Normalerweise müssten diese Schreihälse eine radikale Randgruppe sein. Das sind sie aber nicht, denn es geht von ihnen eine Faszination aus, die ihnen Bedeutung verleiht. Sie werden von Soziologen analysiert, von Intellektuellen bewundert und von Romantikern als ungehobelte, aber schützenswerte Spezies unter Artenschutz gestellt. In jedem Fall geht es um Vereinsliebe.
Man darf nicht vergessen, dass Zurechnungsfähigkeit auch bei den Gescheitesten endet, wo diese beginnt. Wer zum Beispiel die Bayern hasst oder die Mönchengladbacher, die Dortmunder oder Schalker, liebt alles, was ihnen schadet, weil sie Arschlöcher sind. Man soll das im Stadion laut hinausschreien dürfen.
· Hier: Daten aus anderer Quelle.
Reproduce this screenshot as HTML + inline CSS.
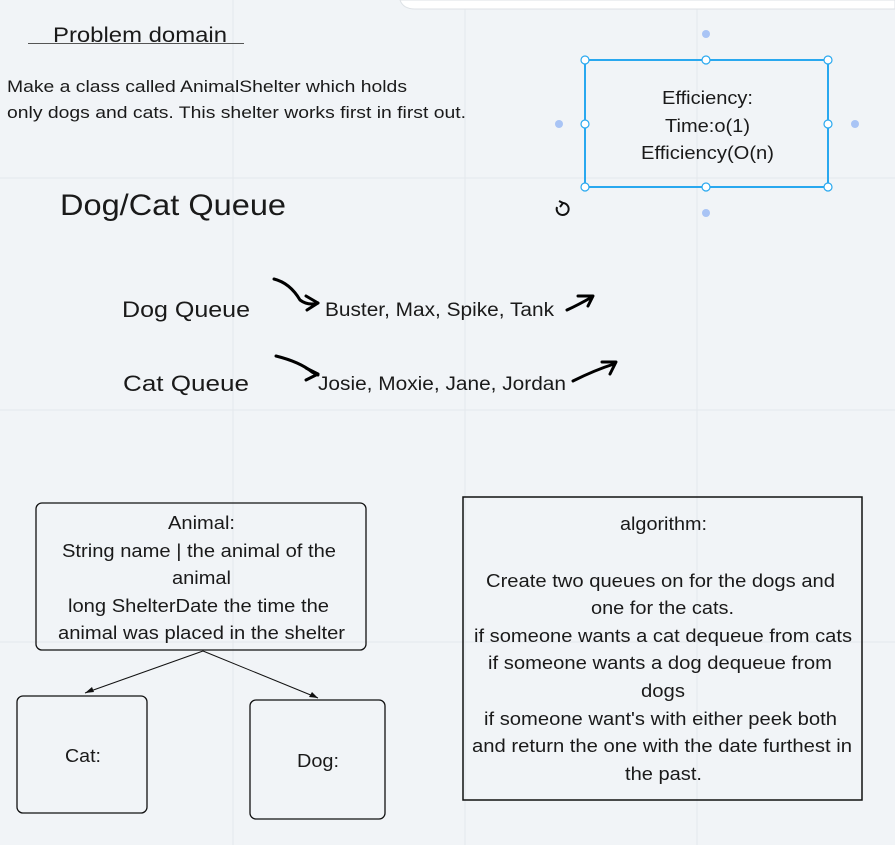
<!DOCTYPE html>
<html><head><meta charset="utf-8"><style>
html,body{margin:0;padding:0;width:895px;height:845px;overflow:hidden;background:#f1f4f7;}
svg{position:absolute;left:0;top:0;}
text{font-family:"Liberation Sans",Arial,sans-serif;fill:#1a1a1a;}
</style></head><body>
<svg width="895" height="845" viewBox="0 0 895 845">
<g stroke="#e4e8ec" stroke-width="1">
<line x1="233" y1="0" x2="233" y2="845"/><line x1="465" y1="0" x2="465" y2="845"/><line x1="697" y1="0" x2="697" y2="845"/>
<line x1="0" y1="178" x2="895" y2="178"/><line x1="0" y1="410" x2="895" y2="410"/><line x1="0" y1="642" x2="895" y2="642"/>
</g>
<path d="M400,0 L895,0 L895,9 L415,9 Q403,9 400,0 Z" fill="#fff" stroke="#dde1e5"/>
<g lengthAdjust="spacingAndGlyphs">
<text x="53" y="42" font-size="21" textLength="174" lengthAdjust="spacingAndGlyphs">Problem domain</text>
<text x="7" y="92" font-size="17" textLength="400" lengthAdjust="spacingAndGlyphs">Make a class called AnimalShelter which holds</text>
<text x="7" y="118" font-size="17" textLength="459" lengthAdjust="spacingAndGlyphs">only dogs and cats. This shelter works first in first out.</text>
<text x="60" y="215" font-size="30" textLength="226" lengthAdjust="spacingAndGlyphs">Dog/Cat Queue</text>
<text x="662" y="104" font-size="18" textLength="91" lengthAdjust="spacingAndGlyphs">Efficiency:</text>
<text x="665" y="132" font-size="18" textLength="85" lengthAdjust="spacingAndGlyphs">Time:o(1)</text>
<text x="641" y="159" font-size="18" textLength="133" lengthAdjust="spacingAndGlyphs">Efficiency(O(n)</text>
<text x="122" y="317" font-size="22" textLength="128" lengthAdjust="spacingAndGlyphs">Dog Queue</text>
<text x="123" y="391" font-size="22" textLength="126" lengthAdjust="spacingAndGlyphs">Cat Queue</text>
<text x="325" y="316" font-size="19" textLength="229" lengthAdjust="spacingAndGlyphs">Buster, Max, Spike, Tank</text>
<text x="318" y="390" font-size="19" textLength="248" lengthAdjust="spacingAndGlyphs">Josie, Moxie, Jane, Jordan</text>
<text x="168" y="529" font-size="18" textLength="67" lengthAdjust="spacingAndGlyphs">Animal:</text>
<text x="62" y="557" font-size="18" textLength="274" lengthAdjust="spacingAndGlyphs">String name | the animal of the</text>
<text x="172" y="584" font-size="18" textLength="59" lengthAdjust="spacingAndGlyphs">animal</text>
<text x="68" y="612" font-size="18" textLength="261" lengthAdjust="spacingAndGlyphs">long ShelterDate the time the</text>
<text x="58" y="639" font-size="18" textLength="287" lengthAdjust="spacingAndGlyphs">animal was placed in the shelter</text>
<text x="65" y="762" font-size="18" textLength="36" lengthAdjust="spacingAndGlyphs">Cat:</text>
<text x="297" y="767" font-size="18" textLength="42" lengthAdjust="spacingAndGlyphs">Dog:</text>
<text x="620" y="530" font-size="18" textLength="87" lengthAdjust="spacingAndGlyphs">algorithm:</text>
<text x="486" y="587" font-size="18" textLength="349" lengthAdjust="spacingAndGlyphs">Create two queues on for the dogs and</text>
<text x="591" y="614" font-size="18" textLength="143" lengthAdjust="spacingAndGlyphs">one for the cats.</text>
<text x="474" y="642" font-size="18" textLength="378" lengthAdjust="spacingAndGlyphs">if someone wants a cat dequeue from cats</text>
<text x="488" y="669" font-size="18" textLength="344" lengthAdjust="spacingAndGlyphs">if someone wants a dog dequeue from</text>
<text x="641" y="697" font-size="18" textLength="44" lengthAdjust="spacingAndGlyphs">dogs</text>
<text x="484" y="725" font-size="18" textLength="353" lengthAdjust="spacingAndGlyphs">if someone want's with either peek both</text>
<text x="472" y="752" font-size="18" textLength="380" lengthAdjust="spacingAndGlyphs">and return the one with the date furthest in</text>
<text x="625" y="780" font-size="18" textLength="77" lengthAdjust="spacingAndGlyphs">the past.</text>
</g>
<line x1="28" y1="43.5" x2="244" y2="43.5" stroke="#555" stroke-width="1"/>
<rect x="585" y="60" width="243" height="127" fill="none" stroke="#29a8ef" stroke-width="2"/>
<g fill="#fff" stroke="#29a8ef" stroke-width="1.2">
<circle cx="585" cy="60" r="4"/><circle cx="706" cy="60" r="4"/><circle cx="828" cy="60" r="4"/>
<circle cx="585" cy="124" r="4"/><circle cx="828" cy="124" r="4"/>
<circle cx="585" cy="187" r="4"/><circle cx="706" cy="187" r="4"/><circle cx="828" cy="187" r="4"/>
</g>
<g fill="#a9c4f5"><circle cx="706" cy="34" r="4"/><circle cx="706" cy="213" r="4"/><circle cx="559" cy="124" r="4"/><circle cx="855" cy="124" r="4"/></g>
<g fill="none" stroke="#111" stroke-width="2"><path d="M557,207 A6,6 0 1 0 563,203"/><path d="M559,201 L563,203 L560,207"/></g>
<g fill="none" stroke="#000" stroke-width="3" stroke-linecap="round" stroke-linejoin="round">
<path d="M274,279 Q290,283 300,300 Q308,306 318,303"/><path d="M306,296 L318,303 L307,310"/>
<path d="M276,356 Q300,362 312,372 L318,375"/><path d="M306,368 L318,374 L306,380"/>
<path d="M567,310 Q578,305 592,297"/><path d="M578,296 L593,296 L588,306"/>
<path d="M573,381 Q595,370 614,364"/><path d="M602,362 L616,362 L610,374"/>
</g>
<rect x="36" y="503" width="330" height="147" rx="6" fill="none" stroke="#111" stroke-width="1.3"/>
<rect x="17" y="696" width="130" height="117" rx="6" fill="none" stroke="#111" stroke-width="1.3"/>
<rect x="250" y="700" width="135" height="119" rx="6" fill="none" stroke="#111" stroke-width="1.3"/>
<g stroke="#111" stroke-width="1"><line x1="203" y1="651" x2="85" y2="693"/><line x1="203" y1="651" x2="318" y2="698"/></g>
<path d="M85,693 L92,687 L94,692 Z M318,698 L309,697 L312,692 Z" fill="#111"/>
<rect x="463" y="497" width="399" height="303" fill="none" stroke="#111" stroke-width="1.5"/>
</svg>
</body></html>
Denn das ist die Seele des Fußballs, egal was die Verbände sagen oder die Bedenkenträger oder all die, die das nicht verstehen. „Fick dich DFB!“.
Fußball wird ohne Wut und Emotionen nie funktionieren
Fußball war immer ein Ventil gegen den Alltagszwang zur politischen Korrektheit. Und nie war dieser Zwang größer als heute. Fußball wird ohne Geschrei, Verwünschungen, Flüche und momentanen Hass als Entsprechung zur Euphorie deshalb nie funktionieren. Die Vereine und Verbände in ihrer Hybris und Gigantomanie geben außerdem haufenweise Anlass zu sachlicher Kritik und auch Abscheu.
Das rechtfertigt allerdings nicht die von langer Hand geplanten Tabu-Brüche und Dauerfehden von Gruppen, die die Stadien gekapert haben und um ihre Macht kämpfen. Früher waren die Fans Kulisse dieses Spiels. Heute soll das Spiel Kulisse für diese Fans sein. Solange man darüber diskutiert, was davon richtig ist und was falsch, wird es keine Lösung geben.
Der Fußball gehört niemandem alleine. Seine Seele ist nicht vereinnahmbar. Jeder hat das Recht, sein Verhältnis zum Fußball, seinem Verein, seinen Spielern und zur Metaphysik des Spiels für sich selbst festzulegen. Fußball gehört allen. Auch dem kleinen Jungen, dem er damals so unheimlich war.